EXERCISE:
Write out the entire listing below exactly, with the pictures left out.

MATERIAL:
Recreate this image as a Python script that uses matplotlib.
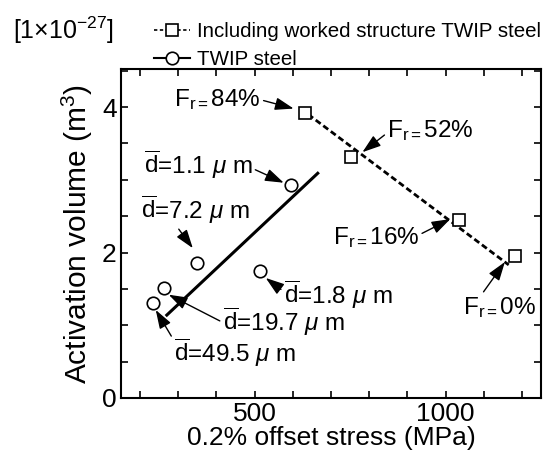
import numpy as np
import matplotlib
matplotlib.use("Agg")
import matplotlib.pyplot as plt

plt.rcParams['font.family'] = ['Liberation Sans', 'DejaVu Sans']
plt.rcParams['mathtext.fontset'] = 'custom'
plt.rcParams['mathtext.rm'] = 'Liberation Sans'
plt.rcParams['mathtext.it'] = 'Liberation Sans:italic'
plt.rcParams['mathtext.bf'] = 'Liberation Sans:bold'

# Data
# worked structure TWIP steel (squares) with dashed fit line
worked_stress = [633, 751, 1036, 1181]
worked_vol = [3.92, 3.32, 2.45, 1.95]
worked_labels = ["84%", "52%", "16%", "0%"]
worked_fit_x = [640, 1165]
worked_fit_y = [3.90, 1.83]

# TWIP steel (circles) with solid fit line
twip_stress = [594, 349, 513, 263, 234]
twip_vol = [2.93, 1.85, 1.74, 1.51, 1.30]
twip_grain = ["1.1", "7.2", "1.8", "19.7", "49.5"]
twip_fit_x = [270, 665]
twip_fit_y = [1.14, 3.09]

FS_AX = 19     # x label / tick labels
FS_YL = 21.5   # y label
FS_ANN = 17.5  # annotations
FS_LEG = 14.8  # legend

fig = plt.figure(figsize=(5.45, 4.59), dpi=100)
ax = fig.add_axes([0.222, 0.133, 0.771, 0.716])

ax.plot(worked_fit_x, worked_fit_y, color='black', lw=2.0, dashes=(2.2, 1.2))
ax.plot(twip_fit_x, twip_fit_y, color='black', lw=2.2)
ax.plot(worked_stress, worked_vol, 's', mfc='white', mec='black', ms=9, mew=1.2)
ax.plot(twip_stress, twip_vol, 'o', mfc='white', mec='black', ms=9, mew=1.2)

# legend handles
h_sq, = ax.plot([], [], color='black', lw=1.2, dashes=(2, 1.5), marker='s',
                mfc='white', mec='black', ms=9, mew=1.2)
h_ci, = ax.plot([], [], color='black', lw=1.5, marker='o',
                mfc='white', mec='black', ms=9, mew=1.2)
fig.legend([h_sq, h_ci], ["Including worked structure TWIP steel", "TWIP steel"],
           loc='upper left', bbox_to_anchor=(154 / 545, 1 - 22 / 459),
           frameon=False, fontsize=FS_LEG, handlelength=1.75, handletextpad=0.35,
           borderpad=0, borderaxespad=0, labelspacing=0.45)

arrow = dict(arrowstyle='-|>,head_length=0.65,head_width=0.22', color='black',
             lw=1.0, shrinkA=0, shrinkB=0)

fr = "F$_\\mathrm{r=}$"
# F_r annotations: (text x, text y, ha, relpos, tip x, tip y)
fr_pos = [
    (516, 4.10, 'right', (1.0, 0.5), 602, 3.98),
    (847, 3.68, 'left', (0.0, 0.4), 782, 3.38),
    (704, 2.21, 'left', (1.0, 0.6), 1012, 2.46),
    (1046, 1.25, 'left', (0.25, 1.0), 1155, 1.87),
]
for lab, (tx, ty, ha, rp, px, py) in zip(worked_labels, fr_pos):
    a = dict(arrow)
    a['relpos'] = rp
    ax.annotate(fr + lab, xy=(px, py), xytext=(tx, ty), ha=ha, va='center',
                fontsize=FS_ANN, arrowprops=a)

d_pos = [
    (210, 3.20, (1.0, 0.4), 576, 2.96),
    (202, 2.58, (0.33, 0.0), 338, 2.06),
    (576, 1.42, (0.0, 0.6), 529, 1.65),
    (416, 1.04, (0.0, 0.5), 275, 1.42),
    (289, 0.62, (0.02, 0.75), 241, 1.21),
]
for g, (tx, ty, rp, px, py) in zip(twip_grain, d_pos):
    a = dict(arrow)
    a['relpos'] = rp
    ax.annotate("$\\overline{\\mathrm{d}}$=" + g + " $\\mu$ m", xy=(px, py),
                xytext=(tx, ty), ha='left', va='center', fontsize=FS_ANN,
                arrowprops=a)

ax.set_xlim(150, 1250)
ax.set_ylim(0, 4.52)
ax.set_xticks([500, 1000])
ax.set_xticks(np.arange(200, 1201, 100), minor=True)
ax.set_yticks([0, 2, 4])
ax.set_yticks(np.arange(0, 4.51, 0.5), minor=True)
ax.tick_params(which='both', direction='in', top=True, right=True,
               length=5, width=1.2, labelsize=FS_AX, pad=3)
for s in ax.spines.values():
    s.set_linewidth(1.5)

ax.set_xlabel("0.2% offset stress (MPa)", fontsize=FS_AX, labelpad=0)
ax.set_ylabel("Activation volume (m$^3$)", fontsize=FS_YL, labelpad=5)

fig.text(13 / 545, 1 - 30 / 459, "[1$\\times$10$^{-27}$]", fontsize=18,
         ha='left', va='center')

fig.savefig("out.png", dpi=100)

TASK OUTPUT:
Recreate this image as a Python script that uses matplotlib.
import numpy as np
import matplotlib
matplotlib.use("Agg")
import matplotlib.pyplot as plt

plt.rcParams['font.family'] = ['Liberation Sans', 'DejaVu Sans']
plt.rcParams['mathtext.fontset'] = 'custom'
plt.rcParams['mathtext.rm'] = 'Liberation Sans'
plt.rcParams['mathtext.it'] = 'Liberation Sans:italic'
plt.rcParams['mathtext.bf'] = 'Liberation Sans:bold'

# Data
# worked structure TWIP steel (squares) with dashed fit line
worked_stress = [633, 751, 1036, 1181]
worked_vol = [3.92, 3.32, 2.45, 1.95]
worked_labels = ["84%", "52%", "16%", "0%"]
worked_fit_x = [640, 1165]
worked_fit_y = [3.90, 1.83]

# TWIP steel (circles) with solid fit line
twip_stress = [594, 349, 513, 263, 234]
twip_vol = [2.93, 1.85, 1.74, 1.51, 1.30]
twip_grain = ["1.1", "7.2", "1.8", "19.7", "49.5"]
twip_fit_x = [270, 665]
twip_fit_y = [1.14, 3.09]

FS_AX = 19     # x label / tick labels
FS_YL = 21.5   # y label
FS_ANN = 17.5  # annotations
FS_LEG = 14.8  # legend

fig = plt.figure(figsize=(5.45, 4.59), dpi=100)
ax = fig.add_axes([0.222, 0.133, 0.771, 0.716])

ax.plot(worked_fit_x, worked_fit_y, color='black', lw=2.0, dashes=(2.2, 1.2))
ax.plot(twip_fit_x, twip_fit_y, color='black', lw=2.2)
ax.plot(worked_stress, worked_vol, 's', mfc='white', mec='black', ms=9, mew=1.2)
ax.plot(twip_stress, twip_vol, 'o', mfc='white', mec='black', ms=9, mew=1.2)

# legend handles
h_sq, = ax.plot([], [], color='black', lw=1.2, dashes=(2, 1.5), marker='s',
                mfc='white', mec='black', ms=9, mew=1.2)
h_ci, = ax.plot([], [], color='black', lw=1.5, marker='o',
                mfc='white', mec='black', ms=9, mew=1.2)
fig.legend([h_sq, h_ci], ["Including worked structure TWIP steel", "TWIP steel"],
           loc='upper left', bbox_to_anchor=(154 / 545, 1 - 22 / 459),
           frameon=False, fontsize=FS_LEG, handlelength=1.75, handletextpad=0.35,
           borderpad=0, borderaxespad=0, labelspacing=0.45)

arrow = dict(arrowstyle='-|>,head_length=0.65,head_width=0.22', color='black',
             lw=1.0, shrinkA=0, shrinkB=0)

fr = "F$_\\mathrm{r=}$"
# F_r annotations: (text x, text y, ha, relpos, tip x, tip y)
fr_pos = [
    (516, 4.10, 'right', (1.0, 0.5), 602, 3.98),
    (847, 3.68, 'left', (0.0, 0.4), 782, 3.38),
    (704, 2.21, 'left', (1.0, 0.6), 1012, 2.46),
    (1046, 1.25, 'left', (0.25, 1.0), 1155, 1.87),
]
for lab, (tx, ty, ha, rp, px, py) in zip(worked_labels, fr_pos):
    a = dict(arrow)
    a['relpos'] = rp
    ax.annotate(fr + lab, xy=(px, py), xytext=(tx, ty), ha=ha, va='center',
                fontsize=FS_ANN, arrowprops=a)

d_pos = [
    (210, 3.20, (1.0, 0.4), 576, 2.96),
    (202, 2.58, (0.33, 0.0), 338, 2.06),
    (576, 1.42, (0.0, 0.6), 529, 1.65),
    (416, 1.04, (0.0, 0.5), 275, 1.42),
    (289, 0.62, (0.02, 0.75), 241, 1.21),
]
for g, (tx, ty, rp, px, py) in zip(twip_grain, d_pos):
    a = dict(arrow)
    a['relpos'] = rp
    ax.annotate("$\\overline{\\mathrm{d}}$=" + g + " $\\mu$ m", xy=(px, py),
                xytext=(tx, ty), ha='left', va='center', fontsize=FS_ANN,
                arrowprops=a)

ax.set_xlim(150, 1250)
ax.set_ylim(0, 4.52)
ax.set_xticks([500, 1000])
ax.set_xticks(np.arange(200, 1201, 100), minor=True)
ax.set_yticks([0, 2, 4])
ax.set_yticks(np.arange(0, 4.51, 0.5), minor=True)
ax.tick_params(which='both', direction='in', top=True, right=True,
               length=5, width=1.2, labelsize=FS_AX, pad=3)
for s in ax.spines.values():
    s.set_linewidth(1.5)

ax.set_xlabel("0.2% offset stress (MPa)", fontsize=FS_AX, labelpad=0)
ax.set_ylabel("Activation volume (m$^3$)", fontsize=FS_YL, labelpad=5)

fig.text(13 / 545, 1 - 30 / 459, "[1$\\times$10$^{-27}$]", fontsize=18,
         ha='left', va='center')

fig.savefig("out.png", dpi=100)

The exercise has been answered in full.